Let’s face it; the capitalists know what they are doing. In the period leading up to World War I and through World War II the threat of proletariat revolution was probably never so strongly felt. Both wars were fought in part to break this revolutionary spirit.
But it didn’t end there. In the post war periods the capitalists knew that any kind of major restructuring would have to work against that level of class consciousness. Breaking the ability to organize was central. Our global economy made sense not only in economic terms, but in social terms. The concrete realities of class cohesion were shaken. Most importantly, with global production, a proletarian revolution couldn’t feed and provide for itself. This is one of the primary causes for the ‘failure’ of the socialist revolutions in Russia, China, Nicaragua and Cuba to name just a few.
The structure of modernity is anti-class consciousness. In industrialized nations, most of the work force is service oriented. People could very easily take over any number of stores and Wal-Marts, but where would this get us? The periphery and core of modern capitalism are spread across the world. A revolution would have to be global, but would it look any different in the end? Would it be any more desirable?
In industrializing nations which provide almost everything that the core needs, the reality of class consciousness is very real. But the situation is much the same. We have police and fall in line; they have an everyday reality of military intervention. The threat of state retaliation is much more real and the force of core states to keep those people in line is something most of us probably can’t imagine. But even should revolt be successful, what good are mono-cropped fields and sweatshops? The problem runs much deeper than what can be achieved by restructuring production.
But, in terms of the industrial nations, the problem runs even deeper. The spirit of modernity is extremely individualistic. Even though that alone is destroying everything it means to be human, that’s what we’re up against. It’s like lottery capitalism: we believe that it is possible for each of us to strike it rich. We’re just looking out for number one. We’ll more than happily get rich or die trying.
The post-modern ethos that defines our reality tells us that we have no roots. It feeds our passive nihilism that reminds us that we’re fucked, but there’s nothing we can do about it. God, Smith and Engels said so, now movies, music, and markets remind us.
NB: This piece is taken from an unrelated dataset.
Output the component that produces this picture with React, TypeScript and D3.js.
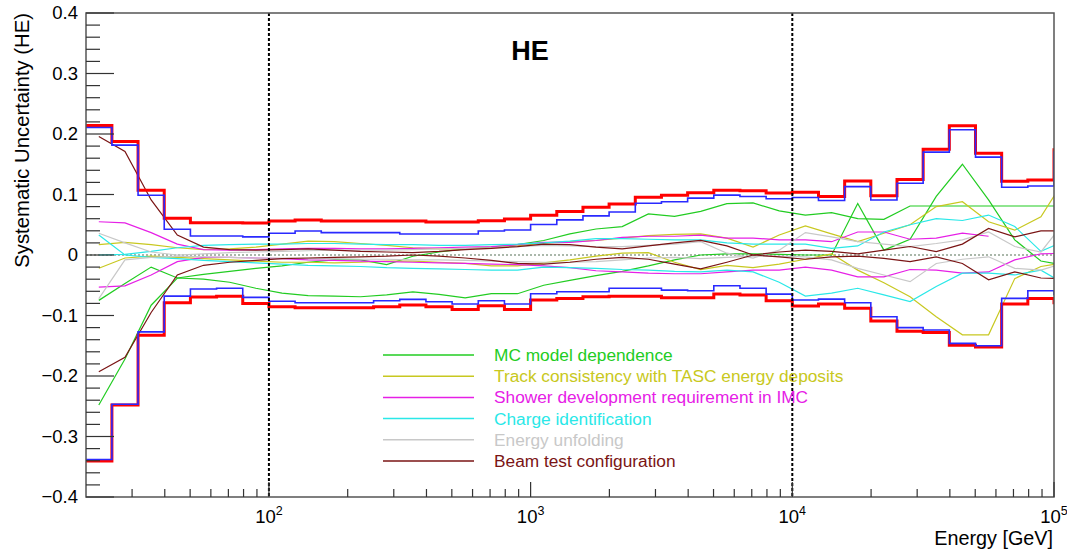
import React from "react";
import * as d3 from "d3";

// Bin edges in GeV (10 bins per decade), last bin lies beyond the frame
const EDGES = [19.95, 25.12, 31.62, 39.81, 50.12, 63.1, 79.43, 100, 125.9, 158.5, 199.5, 251.2, 316.2, 398.1, 501.2, 631.0, 794.3,
  1000, 1259, 1585, 1995, 2512, 3162, 3981, 5012, 6310, 7943, 10000, 12589, 15849, 19953, 25119, 31623, 39811, 50119, 63096,
  79433, 100000, 125893];

// Total systematic band (red) and quadrature sum (blue)
const RED_UP = [0.214, 0.1875, 0.107, 0.0607, 0.0535, 0.0535, 0.053, 0.0563, 0.058, 0.0563, 0.0563, 0.0563, 0.0563, 0.0546, 0.0546, 0.0568, 0.0596, 0.0655, 0.0717, 0.079, 0.0844, 0.0955, 0.0988, 0.103, 0.107, 0.106, 0.1025, 0.1037, 0.0966, 0.1225, 0.098, 0.125, 0.175, 0.2136, 0.168, 0.122, 0.124, 0.174];
const BLUE_UP = [0.2108, 0.1816, 0.0988, 0.0425, 0.0315, 0.0315, 0.03, 0.036, 0.0397, 0.037, 0.037, 0.037, 0.0348, 0.0348, 0.0348, 0.0397, 0.0414, 0.0505, 0.058, 0.0646, 0.071, 0.0855, 0.088, 0.094, 0.099, 0.0966, 0.093, 0.095, 0.09, 0.113, 0.091, 0.1187, 0.17, 0.207, 0.1617, 0.112, 0.114, 0.17];
const RED_LO = [-0.3405, -0.248, -0.1325, -0.079, -0.0695, -0.068, -0.08, -0.0855, -0.0872, -0.0872, -0.0872, -0.0855, -0.0828, -0.0855, -0.09, -0.084, -0.09, -0.0745, -0.0717, -0.069, -0.068, -0.068, -0.0706, -0.0706, -0.0646, -0.066, -0.0755, -0.0845, -0.081, -0.088, -0.109, -0.126, -0.128, -0.149, -0.152, -0.081, -0.0717, -0.079];
const BLUE_LO = [-0.338, -0.2467, -0.127, -0.068, -0.0563, -0.055, -0.07, -0.0765, -0.079, -0.079, -0.079, -0.0756, -0.0733, -0.0773, -0.081, -0.0756, -0.081, -0.064, -0.0607, -0.0607, -0.055, -0.055, -0.058, -0.059, -0.0508, -0.055, -0.0646, -0.0745, -0.073, -0.079, -0.102, -0.12, -0.124, -0.146, -0.15, -0.0717, -0.059, -0.065];

// Individual contributions (values at bin centres)
const MC_A = [-0.075, -0.047, -0.02, -0.038, -0.032, -0.027, -0.022, -0.018, -0.012, -0.008, -0.008, -0.016, -0.002, 0.005, 0.01, 0.013, 0.017, 0.024, 0.035, 0.043, 0.047, 0.068, 0.064, 0.072, 0.085, 0.086, 0.073, 0.066, 0.07, 0.06, 0.059, 0.081, 0.081, 0.081, 0.081, 0.081, 0.081, 0.081];
const MC_B = [-0.248, -0.172, -0.083, -0.038, -0.04, -0.045, -0.055, -0.063, -0.067, -0.068, -0.069, -0.066, -0.061, -0.065, -0.071, -0.064, -0.064, -0.05, -0.042, -0.034, -0.027, -0.018, -0.008, 0.0, 0.002, 0.002, 0.001, 0.0, 0.0, 0.085, 0.008, 0.026, 0.097, 0.15, 0.091, 0.025, -0.01, -0.018];
const TRACK_UP = [0.017, 0.021, 0.017, 0.012, 0.009, 0.01, 0.013, 0.018, 0.023, 0.022, 0.019, 0.016, 0.012, 0.01, 0.01, 0.012, 0.015, 0.02, 0.022, 0.024, 0.028, 0.032, 0.034, 0.035, 0.028, 0.013, 0.033, 0.048, 0.035, 0.022, 0.036, 0.05, 0.08, 0.088, 0.055, 0.041, 0.063, 0.132];
const TRACK_LO = [-0.022, -0.005, -0.002, -0.004, -0.006, -0.008, -0.01, -0.012, -0.012, -0.013, -0.012, -0.01, -0.01, -0.012, -0.014, -0.018, -0.018, -0.013, -0.008, -0.002, 0.003, 0.004, -0.012, -0.024, -0.017, -0.021, -0.015, -0.007, 0.002, -0.025, -0.046, -0.069, -0.102, -0.132, -0.132, -0.039, -0.019, -0.012];
const SHOWER_UP = [0.055, 0.053, 0.037, 0.018, 0.009, 0.008, 0.009, 0.01, 0.011, 0.011, 0.01, 0.01, 0.011, 0.012, 0.013, 0.014, 0.017, 0.021, 0.021, 0.024, 0.029, 0.031, 0.031, 0.033, 0.028, 0.028, 0.025, 0.025, 0.022, 0.038, 0.038, 0.026, 0.028, 0.036, 0.031, null, null, null];
const SHOWER_LO = [-0.053, -0.051, -0.033, -0.011, -0.004, -0.004, -0.005, -0.006, -0.008, -0.009, -0.01, -0.011, -0.012, -0.013, -0.014, -0.015, -0.016, -0.018, -0.021, -0.026, -0.028, -0.03, -0.031, -0.031, -0.028, -0.025, -0.025, -0.02, -0.025, -0.036, -0.036, -0.024, -0.025, -0.03, -0.028, -0.008, 0.002, 0.003];
const CHARGE_UP = [0.0, 0.001, 0.006, 0.012, 0.016, 0.017, 0.018, 0.018, 0.019, 0.019, 0.018, 0.017, 0.017, 0.016, 0.016, 0.017, 0.018, 0.02, 0.023, 0.027, 0.027, 0.026, 0.025, 0.025, 0.02, 0.018, 0.018, 0.018, 0.011, 0.015, 0.038, 0.05, 0.06, 0.057, 0.066, 0.047, 0.006, 0.025];
const CHARGE_LO = [0.033, 0.0, -0.004, -0.006, -0.009, -0.011, -0.013, -0.015, -0.017, -0.018, -0.019, -0.021, -0.022, -0.023, -0.024, -0.025, -0.025, -0.02, -0.021, -0.022, -0.024, -0.025, -0.027, -0.028, -0.025, -0.028, -0.045, -0.068, -0.063, -0.055, -0.066, -0.077, -0.052, -0.03, -0.03, -0.033, -0.025, -0.05];
const UNFOLD_UP = [0.036, 0.02, 0.005, 0.0, 0.002, 0.004, 0.005, 0.006, 0.007, 0.008, 0.008, 0.008, 0.009, 0.01, 0.011, 0.012, 0.014, 0.016, 0.015, 0.014, 0.014, 0.016, 0.018, 0.022, 0.003, -0.005, 0.008, 0.037, 0.03, 0.022, 0.018, 0.014, 0.019, 0.025, 0.038, 0.014, 0.005, 0.06];
const UNFOLD_LO = [-0.072, -0.008, -0.004, -0.002, -0.003, -0.004, -0.005, -0.005, -0.006, -0.006, -0.007, -0.007, -0.008, -0.008, -0.009, -0.01, -0.011, -0.012, -0.012, -0.011, -0.008, -0.005, -0.004, -0.006, -0.004, -0.002, -0.002, -0.003, -0.008, -0.022, -0.033, -0.044, -0.014, -0.007, -0.003, -0.022, -0.025, -0.012];
const BEAM_UP = [0.196, 0.171, 0.091, 0.033, 0.013, 0.009, 0.008, 0.009, 0.01, 0.008, 0.006, 0.005, 0.004, 0.006, 0.009, 0.011, 0.014, 0.018, 0.017, 0.013, 0.01, 0.015, 0.02, 0.024, 0.015, 0.0, 0.005, 0.008, 0.006, 0.002, 0.008, 0.014, 0.0055, 0.018, 0.044, 0.03, 0.04, 0.04];
const BEAM_LO = [-0.193, -0.169, -0.095, -0.033, -0.017, -0.012, -0.009, -0.006, -0.005, -0.004, -0.003, -0.002, 0.0, -0.002, -0.005, -0.009, -0.014, -0.015, -0.012, -0.007, -0.004, -0.007, -0.015, -0.023, -0.012, 0.0, -0.003, -0.007, -0.003, -0.002, -0.0055, -0.011, -0.003, -0.014, -0.041, -0.028, -0.038, -0.039];

const LEGEND = [
  { label: "MC model dependence", color: "#22cc22", series: [MC_A, MC_B] },
  { label: "Track consistency with TASC energy deposits", color: "#c8c820", series: [TRACK_UP, TRACK_LO] },
  { label: "Shower development requirement in IMC", color: "#e620e6", series: [SHOWER_UP, SHOWER_LO] },
  { label: "Charge identification", color: "#2ae8e8", series: [CHARGE_UP, CHARGE_LO] },
  { label: "Energy unfolding", color: "#c8c8c8", series: [UNFOLD_UP, UNFOLD_LO] },
  { label: "Beam test configuration", color: "#7a1414", series: [BEAM_UP, BEAM_LO] },
];

const Y_TICKS = [-0.4, -0.3, -0.2, -0.1, 0, 0.1, 0.2, 0.3, 0.4];
const X_DECADES = [{ v: 100, e: "2" }, { v: 1000, e: "3" }, { v: 10000, e: "4" }, { v: 100000, e: "5" }];
const VLINES = [100, 10000];

const FONT = "'Liberation Sans', Arial, Helvetica, sans-serif";

export default function App() {
  const L = 86, R = 1054, T = 13, B = 497;
  const x = d3.scaleLog().domain([20, 1e5]).range([L, R]);
  const y = d3.scaleLinear().domain([-0.4, 0.4]).range([B, T]);

  const centers = EDGES.slice(0, -1).map((e, i) => Math.sqrt(e * EDGES[i + 1]));

  const stepLine = d3
    .line<[number, number]>()
    .x((d) => x(d[0]))
    .y((d) => y(d[1]))
    .curve(d3.curveStepAfter);
  const histPath = (vals: number[]) => {
    const pts: [number, number][] = vals.map((v, i) => [EDGES[i], v]);
    pts.push([EDGES[vals.length], vals[vals.length - 1]]);
    return stepLine(pts) || "";
  };

  const graphLine = d3
    .line<number | null>()
    .defined((d) => d !== null)
    .x((_, i) => x(centers[i]))
    .y((d) => y(d as number));

  const minorY = d3.range(-40, 41, 2).map((k) => k / 100).filter((v) => Math.abs(Math.round(v * 10) - v * 10) > 1e-6);
  const minorX = x.ticks().filter((v) => v > 20 && v < 1e5 && ![100, 1000, 10000].includes(v));

  const fmt = (v: number) => (Math.abs(v) < 1e-9 ? "0" : v.toFixed(1).replace("-", "\u2212"));

  const legX1 = 383, legX2 = 474, legTx = 494, legY0 = 355, legDy = 21.2;

  return (
    <svg width={1067} height={550} style={{ position: "absolute", left: 0, top: 0, background: "#fff" }} fontFamily={FONT}>
      <defs>
        <clipPath id="plot">
          <rect x={L} y={T} width={R - L} height={B - T} />
        </clipPath>
      </defs>
      <rect x={0} y={0} width={1067} height={550} fill="#fff" />

      <g clipPath="url(#plot)">
        <line x1={L} x2={R} y1={y(0)} y2={y(0)} stroke="#8fa08f" strokeWidth={1.5} strokeDasharray="2,2" />
        {LEGEND.map((s) =>
          s.series.map((vals, j) => (
            <path key={s.label + j} d={graphLine(vals) || ""} fill="none" stroke={s.color} strokeWidth={1.2} />
          ))
        )}
        <path d={histPath(RED_UP)} fill="none" stroke="#ff0000" strokeWidth={3} />
        <path d={histPath(RED_LO)} fill="none" stroke="#ff0000" strokeWidth={3} />
        <path d={histPath(BLUE_UP)} fill="none" stroke="#2a2aff" strokeWidth={1.6} />
        <path d={histPath(BLUE_LO)} fill="none" stroke="#2a2aff" strokeWidth={1.6} />
        {VLINES.map((v) => (
          <line key={v} x1={x(v)} x2={x(v)} y1={T} y2={B} stroke="#000" strokeWidth={2} strokeDasharray="3,2" />
        ))}
      </g>

      {/* frame */}
      <rect x={L} y={T} width={R - L} height={B - T} fill="none" stroke="#555" strokeWidth={1.5} />

      {/* y ticks */}
      {Y_TICKS.map((v) => (
        <g key={"yt" + v}>
          <line x1={L} x2={L + 28} y1={y(v)} y2={y(v)} stroke="#333" strokeWidth={1.2} />
          <text x={78} y={y(v)} dy="0.35em" textAnchor="end" fontSize={18.5} fill="#000">
            {fmt(v)}
          </text>
        </g>
      ))}
      {minorY.map((v) => (
        <line key={"ym" + v} x1={L} x2={L + 14} y1={y(v)} y2={y(v)} stroke="#333" strokeWidth={1.2} />
      ))}

      {/* x ticks */}
      {minorX.map((v) => (
        <line key={"xm" + v} x1={x(v)} x2={x(v)} y1={B} y2={B - 8} stroke="#333" strokeWidth={1.2} />
      ))}
      {X_DECADES.map((d) => (
        <g key={"xt" + d.v}>
          <line x1={x(d.v)} x2={x(d.v)} y1={B} y2={B - 15} stroke="#333" strokeWidth={1.2} />
          <text x={x(d.v)} y={523} textAnchor="middle" fontSize={18.5} fill="#000">
            <tspan>10</tspan>
            <tspan dy={-8} fontSize={12.5}>
              {d.e}
            </tspan>
          </text>
        </g>
      ))}

      {/* axis titles */}
      <text x={1053} y={545} textAnchor="end" fontSize={19.8} fill="#000">
        Energy [GeV]
      </text>
      <text transform={`translate(29,${T}) rotate(-90)`} textAnchor="end" fontSize={20.3} fill="#000">
        Systematic Uncertainty (HE)
      </text>

      {/* title */}
      <text x={530} y={60} textAnchor="middle" fontSize={27} fontWeight="bold" fill="#000">
        HE
      </text>

      {/* legend */}
      {LEGEND.map((s, i) => {
        const ly = legY0 + i * legDy;
        return (
          <g key={"lg" + i}>
            <line x1={legX1} x2={legX2} y1={ly} y2={ly} stroke={s.color} strokeWidth={1.5} />
            <text x={legTx} y={ly} dy="0.35em" fontSize={17.3} fill={s.color}>
              {s.label}
            </text>
          </g>
        );
      })}
    </svg>
  );
}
The truth is that in this context proletarian identity has little meaning. Classes still exist, but not in any revolutionary context. Study after study shows that most Americans consider them middle class. We judge by what we own rather than what we owe on credit cards. Borrowed and imagined money feeds an identity, a compromise, that we’re willing to sell our souls for more stuff.
Our reality runs deeper than proletarian identity can answer. The anti-civilization critique points towards a much more primal source of our condition. It doesn’t accept myths of necessary production or work, but looks to a way of life where these things weren’t just absent, but where they were intentionally pushed away.
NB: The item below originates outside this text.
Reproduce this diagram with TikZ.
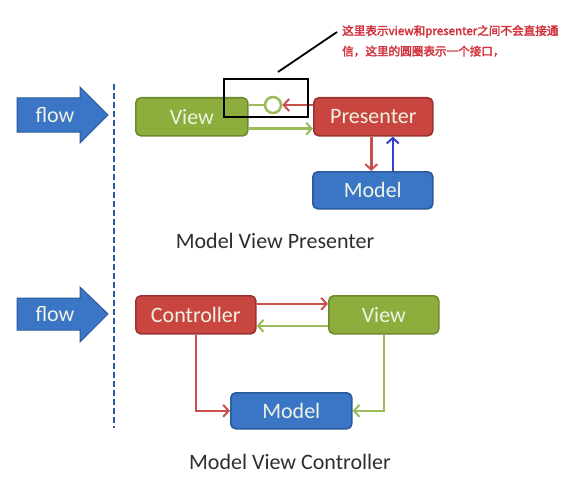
\documentclass[tikz,border=0pt]{standalone}
\usepackage{fontspec}
\setmainfont{Carlito}
\newfontfamily\cjk{Noto Sans CJK SC}[FakeBold=2.5]
\usetikzlibrary{arrows.meta,calc}
\definecolor{gfill}{HTML}{8DAE3C}
\definecolor{gdraw}{HTML}{6E8A2E}
\definecolor{rfill}{HTML}{C8463F}
\definecolor{rdraw}{HTML}{9A3230}
\definecolor{bfill}{HTML}{3B76C6}
\definecolor{bdraw}{HTML}{2A5A9C}
\definecolor{gline}{HTML}{9BBB59}
\definecolor{rline}{HTML}{C9504B}
\definecolor{bline}{HTML}{3340D0}
\definecolor{boxtext}{HTML}{EEF3E4}
\definecolor{notered}{HTML}{D2323C}
\definecolor{labgray}{HTML}{2E2E2E}
\tikzset{
  mbox/.style={rounded corners=5pt, line width=1.6pt, text=boxtext,
    font=\fontsize{22}{24}\selectfont, inner sep=0pt, anchor=north west},
  gbox/.style={mbox, draw=gdraw, fill=gfill},
  rbox/.style={mbox, draw=rdraw, fill=rfill},
  bbox/.style={mbox, draw=bdraw, fill=bfill},
  tip/.style={-{Straight Barb[length=5.5pt,width=12pt,line width=2pt]}},
  gconn/.style={draw=gline, line width=2.5pt},
  rconn/.style={draw=rline, line width=2.5pt},
  bconn/.style={draw=bline, line width=2.5pt},
  flowarrow/.style={fill=bfill, draw=bdraw, line width=1pt},
  flowtext/.style={text=boxtext, font=\fontsize{22}{24}\selectfont},
  caption/.style={text=labgray, font=\fontsize{22}{24}\selectfont},
}
\begin{document}
\begin{tikzpicture}[x=1pt,y=-1pt]
\useasboundingbox[fill=white] (0,0) rectangle (583,484);

% flow arrows
\draw[flowarrow] (17,98) -- (80,98) -- (80,87) -- (108,115) -- (80,143) -- (80,132) -- (17,132) -- cycle;
\node[flowtext] (flow1) at (55,115) {flow};
\draw[flowarrow] (17,298) -- (80,298) -- (80,287) -- (108,314) -- (80,342) -- (80,330) -- (17,330) -- cycle;
\node[flowtext] (flow2) at (55,314) {flow};

% dashed separator
\coordinate (dtop) at (114,84);
\coordinate (dbot) at (114,428);
\draw[bdraw, line width=2.5pt, dash pattern=on 6pt off 3pt] (dtop) -- (dbot);

% MVP
\node[gbox, minimum width=112pt, minimum height=38pt] (view1) at (135,97) {View};
\node[rbox, minimum width=119pt, minimum height=38pt] (pres) at (313,97) {Presenter};
\node[bbox, minimum width=120pt, minimum height=37pt] (model1) at (312,171) {Model};
\node[circle, draw=gline, fill=white, line width=2.5pt, minimum size=16pt, inner sep=0pt] (circ) at (273,105) {};

\draw[gconn] (view1.east |- circ) -- (circ.west);
\draw[rconn, tip] (pres.west |- circ) -- (circ.east);
\draw[gconn, tip] ([yshift=8pt]view1.south east) -- ([yshift=8pt]view1.south east -| pres.west);
\draw[rconn, tip] ([xshift=-2pt]pres.south) -- ([xshift=-2pt]pres.south |- model1.north);
\draw[bconn, tip] ([xshift=20pt]model1.north) -- ([xshift=20pt]model1.north |- pres.south);

% annotation
\node[draw=black, line width=1.8pt, minimum width=84pt, minimum height=38pt, inner sep=0pt, anchor=north west] (hl) at (223,78) {};
\node[anchor=north west, text=notered, inner sep=0pt, align=left,
  font=\cjk\fontsize{11.6}{20.5}\selectfont] (note) at (342,25)
  {这里表示view和presenter之间不会直接通\\信，这里的圆圈表示一个接口，};
\coordinate (lstart) at (278,72);
\coordinate (lend) at (337,32);
\draw[black, line width=1.8pt] (lstart) -- (lend);

\node[caption] (cap1) at (275,241) {Model View Presenter};

% MVC
\node[rbox, minimum width=120pt, minimum height=38pt] (ctrl) at (135,295) {Controller};
\node[gbox, minimum width=110pt, minimum height=38pt] (view2) at (328,295) {View};
\node[bbox, minimum width=121pt, minimum height=36pt] (model2) at (230,392) {Model};

\draw[rconn, tip] ([yshift=11pt]ctrl.east) -- ([yshift=11pt]ctrl.east -| view2.west);
\draw[gconn, tip] ([yshift=-11pt]view2.west) -- ([yshift=-11pt]view2.west -| ctrl.east);
\draw[rconn, tip] (ctrl.south) |- (model2.west);
\draw[gconn, tip] (view2.south) |- (model2.east);

\node[caption] (cap2) at (290,462) {Model View Controller};
\end{tikzpicture}
\end{document}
It channels something that can be increasingly felt as modernity automates life. As development tears at the remaining ecosystems. As production breeds a completely synthetic life. As life loses meaning. As the earth is being killed.
I advocate primal war. But this is not an anti-civilization form of class war. It’s not a tool for organizing, but a term for rage. A kind of rage felt at every step of the domestication process. A kind of rage that cannot be put into words. The rage of the primal self subdued by production and coercion. The kind of rage that will not be compromised.
The kind of rage that can destroy civilization.
It’s a question of identity.
Are you a producer, distributor, owner, or a human being?
Most importantly, do you want to reorganize civilization and its economics or will you settle for nothing less than their complete destruction?